Raro es el vecino de Ceuta que se ha librado de ser tildado de racista alguna vez en la vida. El manido discurso victimista es algo a lo que estamos acostumbrados por estos lares, pero no por ello deja de ser fundamentalmente mentira con alguna excepción que debería avergonzarnos a todos.
Lo que ahora lo hace diferente es que los inmigrantes ilegales que entran, en su totalidad de forma violenta, lo hacen en su mayoría agrediendo a la Guardia Civil y a la Policía, disfrutando de garantías sociales que en muchos casos superan a los derechos adquiridos por los ciudadanos de pleno derecho; se dedican a actividades ilícitas como el “top manta” donde no pagan impuestos, ni contribuyen a Seguridad Social y por tanto tampoco a nuestras pensiones, venden falsificaciones, y ahora también les da por agredir a transeuntes por muy diversas causas.
No me hace ninguna gracia tener personas así deambulando por las calles de mi ciudad, como tampoco me la hace ver pasear a mafiosos en coches de lujo, o políticos corruptos estrechando la mano por doquier. Y no por ello soy xenófobo. De hecho, aprecio a la persona en sí misma, pero rechazo lo que comete de mal.
Si manifestar públicamente mi rechazo a la entrada violenta y vulneración de las fronteras es ser xenófobo, si repudiar que se trabaje sin pagar impuestos ni cotizar a Seguridad Social es ser racista, entonces el Estado de Derecho también lo es y en mucha mayor medida que yo; puesto que todo el que infringe la ley no solo es rechazado sino también sancionado y castigado con penas más severas.
Si demandar que se atiendan primero a los que somos parte, y contribuyentes, de un sistema de bienestar social, es ser segregacionista, entonces todo Estado lo es, puesto que el Estado pensiona a los jubilados atendiendo a sus contribuciones.
La generosidad es un valor malentendido, sobre todo porque no es exigible a los demás. No hay dinero para todos. Así lo han manifestado durante años, y así lo evidencian las cuentas del Pacto de Toledo donde se pretendía garantizar las pensiones.
Tenemos el deber de defender el dinero de nuestros mayores, de nuestros más necesitados.

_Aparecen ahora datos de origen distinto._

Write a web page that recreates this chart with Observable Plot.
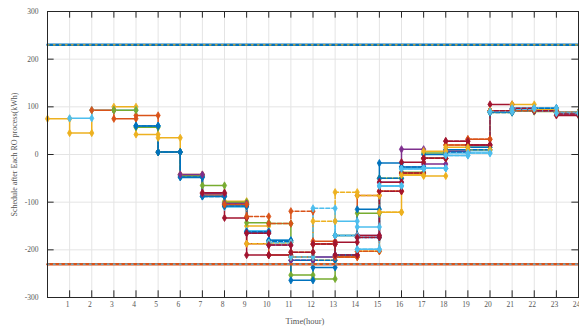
<!DOCTYPE html>
<html>
<head>
<meta charset="utf-8">
<script src="https://cdn.jsdelivr.net/npm/d3@7"></script>
<script src="https://cdn.jsdelivr.net/npm/@observablehq/plot@0.6"></script>
<style>
  body { margin: 0; background: #fff; }
  svg { display: block; }
</style>
</head>
<body>
<div id="chart"></div>
<script>
// Hourly schedules (kWh) produced after each RO run; null = hour not covered by that run.
const hourTicks = d3.range(1, 25);
const valueTicks = [-300, -200, -100, 0, 100, 200, 300];
const upperLimit = 230;
const lowerLimit = -230;

const runA = [75, 45, 93, 100, 42, 35, -42, -82, -98, -150, -185, -215, -222, -215, -203, -121, -43, -45];
const runB = [null, 76, 93, 93, 60, 5, -45, -85, -110, -160, -180, -215, -215, -140, -152, -66, -30, -29, 3, 8, 90, 95, 92, 87];
const runC = [null, null, 93, 75, 82, 5, -43, -85, -105, -187, -211, -205, -182, -215, -86, -77, -39, -8, 20, 32, 92, 92, 92, 88];
const runD = [null, null, null, 93, 57, 5, -45, -65, -100, -143, -145, -253, -261, -170, -123, -50, -37, 3, 10, 15, 88, 92, 90, 88];
const runE = [null, null, null, null, 60, 5, -48, -88, -108, -163, -180, -264, -237, -170, -115, -18, -26, 0, 10, 15, 90, 97, 97, 88];
const runF = [null, null, null, null, 60, 5, -47, -88, -108, -162, -182, -222, -222, -211, -174, -50, -26, -8, 5, 10, 88, 92, 97, 88];
const runG = [null, null, null, null, null, null, -42, -82, -103, -165, -190, -222, -215, -211, -170, -58, 11, -20, 7, 20, 92, 95, 92, 85];
const runH = [null, null, null, null, null, null, null, -80, -133, -211, -211, -215, -188, -184, -170, -58, -16, -8, 28, 20, 105, 95, 92, 82];
const runI = [null, null, null, null, null, null, null, null, -105, -130, -145, -119, -188, -215, -203, -77, -39, -8, 20, 32, 92, 92, 92, 88];
const runJ = [null, null, null, null, null, null, null, null, null, -187, -185, -215, -140, -79, -86, -121];
const runK = [null, null, null, null, null, null, null, null, null, null, -185, -215, -113, -170, -199, -66, -30, -29, -2, 3, 90, 95, 92, 87];
const runL = [null, null, null, null, null, null, null, null, null, -165, -190, -205, -188, -211, -174, -77, -39, -8, 28, 20, 92, 97, 92, 85];
const runM = [null, null, null, null, null, null, null, null, null, null, null, null, null, null, null, null, -43, 7, 15, 10, 92, 105, 95, 88];
const runN = [null, null, null, null, null, null, null, null, null, null, null, null, null, null, -199, -66, -30, -29, -2, 3, 90, 97, 97, 87];

const runs = [
  ["A", runA], ["B", runB], ["C", runC], ["D", runD], ["E", runE], ["F", runF], ["G", runG],
  ["H", runH], ["I", runI], ["J", runJ], ["K", runK], ["L", runL], ["M", runM], ["N", runN]
];

// Line colour and dash for each run
const look = {
  A: {color: "#EDB120", dashed: false},
  B: {color: "#4DBEEE", dashed: false},
  C: {color: "#D95319", dashed: false},
  D: {color: "#77AC30", dashed: false},
  E: {color: "#0072BD", dashed: false},
  F: {color: "#0072BD", dashed: true},
  G: {color: "#7E2F8E", dashed: false},
  H: {color: "#A2142F", dashed: false},
  I: {color: "#D95319", dashed: true},
  J: {color: "#EDB120", dashed: true},
  K: {color: "#4DBEEE", dashed: true},
  L: {color: "#A2142F", dashed: true},
  M: {color: "#EDB120", dashed: false},
  N: {color: "#4DBEEE", dashed: false}
};

// Stair path points (each value holds until the next hour) and corner markers
const stairs = [];
const corners = [];
for (const [id, values] of runs) {
  let last = null;
  values.forEach((v, h) => {
    if (v == null) return;
    stairs.push({id, h, v});
    corners.push({id, h, v}, {id, h: h + 1, v});
    last = {h, v};
  });
  stairs.push({id, h: last.h + 1, v: last.v});
}
const colorOf = d => look[d.id].color;
const solid = d => !look[d.id].dashed;
const dashed = d => look[d.id].dashed;

const limits = [
  {h: 0, v: upperLimit, k: "up"}, {h: 24, v: upperLimit, k: "up"},
  {h: 0, v: lowerLimit, k: "low"}, {h: 24, v: lowerLimit, k: "low"}
];

const textGray = "#555555";

const chart = Plot.plot({
  width: 579,
  height: 331,
  marginLeft: 47,
  marginRight: 1,
  marginTop: 11,
  marginBottom: 34,
  style: {fontFamily: "'Liberation Serif', serif", fontSize: "7.5px", color: textGray, background: "#fff"},
  x: {domain: [0, 24], axis: null},
  y: {domain: [-300, 300], axis: null},
  marks: [
    Plot.ruleX(hourTicks, {stroke: "#e4e4e4", strokeWidth: 1}),
    Plot.ruleY(valueTicks, {stroke: "#e4e4e4", strokeWidth: 1}),
    Plot.line(stairs.filter(solid), {x: "h", y: "v", z: "id", stroke: colorOf, curve: "step-after", strokeWidth: 1.5}),
    Plot.line(stairs.filter(dashed), {x: "h", y: "v", z: "id", stroke: colorOf, curve: "step-after", strokeWidth: 1.5, strokeDasharray: "4,2"}),
    Plot.dot(corners, {x: "h", y: "v", symbol: "diamond", r: 2.2, fill: colorOf, stroke: colorOf, strokeWidth: 0.8}),
    // Upper and lower limits
    Plot.line(limits.filter(d => d.k === "up"), {x: "h", y: "v", stroke: "#0072BD", strokeWidth: 2.5}),
    Plot.line(limits.filter(d => d.k === "up"), {x: "h", y: "v", stroke: "#EDB120", strokeWidth: 1.4, strokeDasharray: "1.5,4.5"}),
    Plot.line(limits.filter(d => d.k === "low"), {x: "h", y: "v", stroke: "#D95319", strokeWidth: 2.5}),
    Plot.line(limits.filter(d => d.k === "low"), {x: "h", y: "v", stroke: "#4DBEEE", strokeWidth: 1.4, strokeDasharray: "1.5,4.5"}),
    // Inward tick marks on all four sides
    Plot.ruleX(hourTicks, {y1: -300, y2: -286, stroke: "#262626", strokeWidth: 1}),
    Plot.ruleX(hourTicks, {y1: 300, y2: 286, stroke: "#262626", strokeWidth: 1}),
    Plot.ruleY(valueTicks, {x1: 0, x2: 0.3, stroke: "#262626", strokeWidth: 1}),
    Plot.ruleY(valueTicks, {x1: 24, x2: 23.7, stroke: "#262626", strokeWidth: 1}),
    Plot.frame({stroke: "#262626", strokeWidth: 1}),
    Plot.axisX(hourTicks, {tickSize: 0, tickPadding: 4, dx: -2, fill: textGray, tickFormat: d => String(d), label: null}),
    Plot.axisY(valueTicks, {tickSize: 0, tickPadding: 9, fill: textGray, tickFormat: d => String(d), label: null}),
    Plot.text(["Schedule after Each RO process(kWh)"], {frameAnchor: "left", rotate: -90, dx: -33, textAnchor: "middle", fontSize: 8, fill: textGray}),
    Plot.text(["Time(hour)"], {frameAnchor: "bottom", dy: 24, dx: -8, lineAnchor: "middle", fontSize: 8.5, fill: textGray})
  ]
});

document.getElementById("chart").appendChild(chart);
</script>
</body>
</html>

Me importa un bledo el color de la piel o la religión que profese, pero nadie que esté acogido en nuestra casa, que es España, debería pasar por apuros por dar de comer a alguien que ha entrado con violencia y sigue destrozándonos la casa con su forma de vivir.
Si los recursos económicos para gastos sociales están sobre el filo de la navaja, no solo debemos combatir el malgasto del enchufismo, los sueldos vitalicios, o el avión presidencial; también intentar no ser la miel que atrae a estas víctimas, en algunos casos autores, del tráfico de humanos.
No hay que perder de vista que esa “mano de obra” que viene aquí ha gastado verdaderas fortunas en llegar y que entre otros también viene mano de obra cualificada. Fortunas que han ido a parar a manos de mafias internacionales y mano de obra que descapitaliza al país de origen condenándolo al ostracismo.